On the evening of October 13, 2016, the United States Treasury Department and IRS released final and temporary Section 385 Regulations (“Final Regulations”) regarding purported related-party debt instruments. These Final Regulations revise the highly controversial proposed regulations issued in April 2016 to address a number of concerns identified during the public comment period. Earlier this week, A&M Taxand spoke at the Tax Executive Institute’s annual conference to share our insights and confirm our thinking on key portions of the regulations with other tax practitioners as well as many Treasury Department officials.

Below we summarize how the final regulations may generally impact U.S. and non-U.S. multinationals and provide an overview of the key provisions, noting significant changes from the proposed regulations.

U.S. Controlled Domestic Corporations Can Breathe a Bit Easier

The Final Regulations have significantly less overall applicability for U.S. multinationals. Only debts of a U.S. issuer that are owed to a related party outside of its U.S. consolidated return group are subject to the rules. In other words, loans from controlled foreign corporations (CFCs) to CFCs are excluded for now, as are loans from U.S. corporations to CFCs. When the dust settles, it appears the rules might only apply to formal loans and other amounts payable (e.g., trade payables) to CFCs. In some complicated structures, these rules might also apply to loans from U.S. corporations to other domestic expanded group members that are not included in the same consolidated U.S. tax return.

U.S. multinationals will also benefit from a reduced compliance burden and delays in the effective dates for the documentation rules.

Foreign-Controlled Domestic Corporations Will Bear the Brunt of the Burden of the Final Regulations

On the other hand, foreign controlled domestic corporations (FCDCs) will be most significantly impacted by the Final Regulations, with imminent impact on current and future intercompany capital structures, intercompany lending and ordinary intercompany transactions.

Although FCDCs will still potentially be subject to a heavy compliance burden, they will receive the same benefits of delayed effective dates for the documentation rules as U.S. multinationals.

Other Key Provisions of the Final Regulations

After extensive comments from practitioners, the IRS and Treasury have removed and reserved on the general bifurcation rule contained in the proposed regulations.

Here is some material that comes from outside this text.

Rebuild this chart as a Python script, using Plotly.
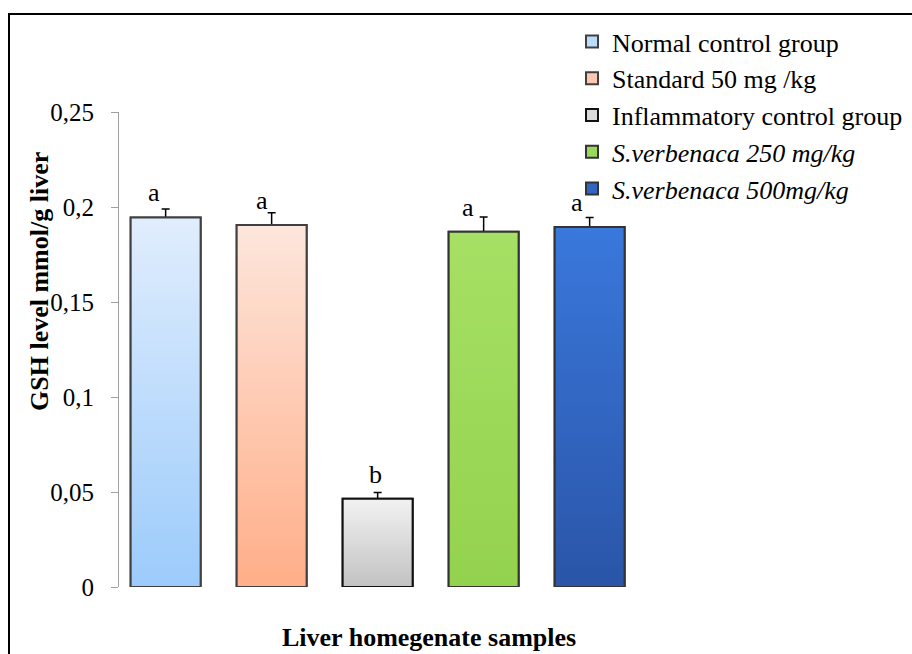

The Final Regulations exclude S corporations, controlled partnerships, non-controlled regulated investment companies (RICs) and non-controlled real estate investment trusts (REITs) from the definition of “expanded group member.” They also do not apply to debt instruments issued by certain financial or insurance companies that are subject to strict regulatory oversight.

Documentation Requirements Delayed but Still Extensive

Taxpayers subject to the documentation requirements will have an extension of the period required to timely prepare documentation from the 30-day requirement under the proposed regulations to the due date (including extensions) for filing the issuer’s federal income tax return. Further, the documentation requirements do not apply to debts issued prior to January 1, 2018.

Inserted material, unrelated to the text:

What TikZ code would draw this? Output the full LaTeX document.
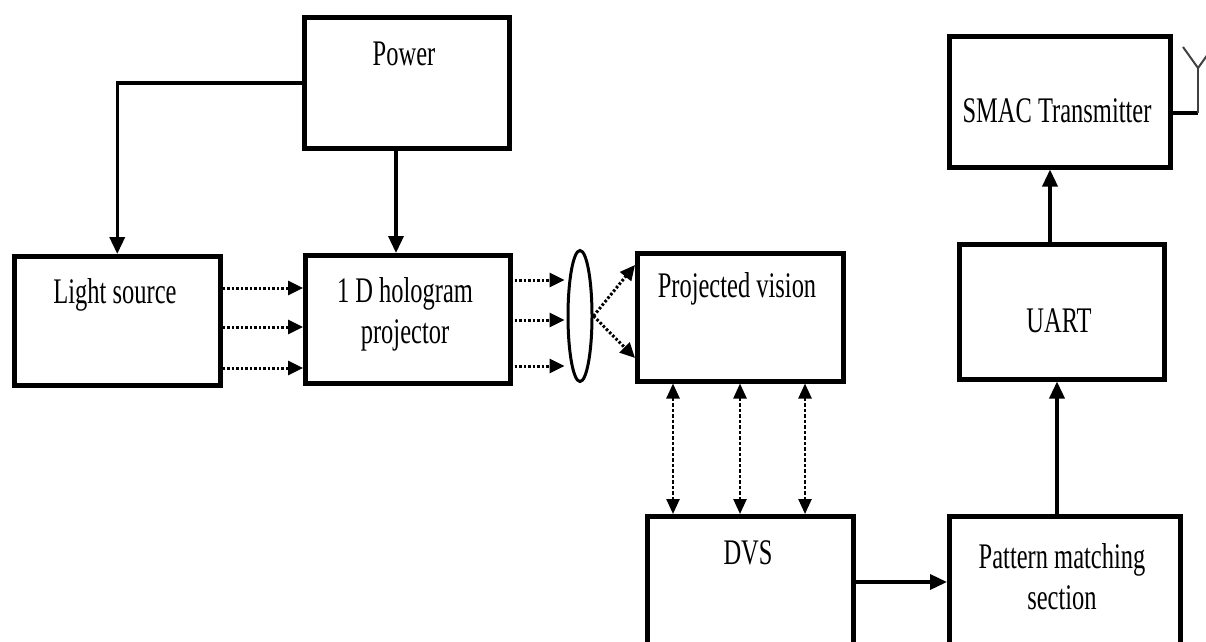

New Exceptions From Recast Penalty

As a general rule, failure to satisfy the documentation requirements still means that a debt instrument will automatically be recast as stock. However, another concession, in response to comments from taxpayers and others, is a new rebuttable presumption for otherwise “highly compliant” expanded groups. Undocumented debt instruments issued by members of highly compliant groups will only be presumed to be stock, subject to rebuttal by the taxpayer based on common law debt/equity factors.

There is also a reasonable cause exception and an exception for taxpayer-initiated correction of “ministerial or non-material failure or error” (undefined terms).

Cash pooling and similar short-term debt arrangements are not excluded from the scope of the Final Regulations, but “master” agreements may be used to comply with the documentation requirements.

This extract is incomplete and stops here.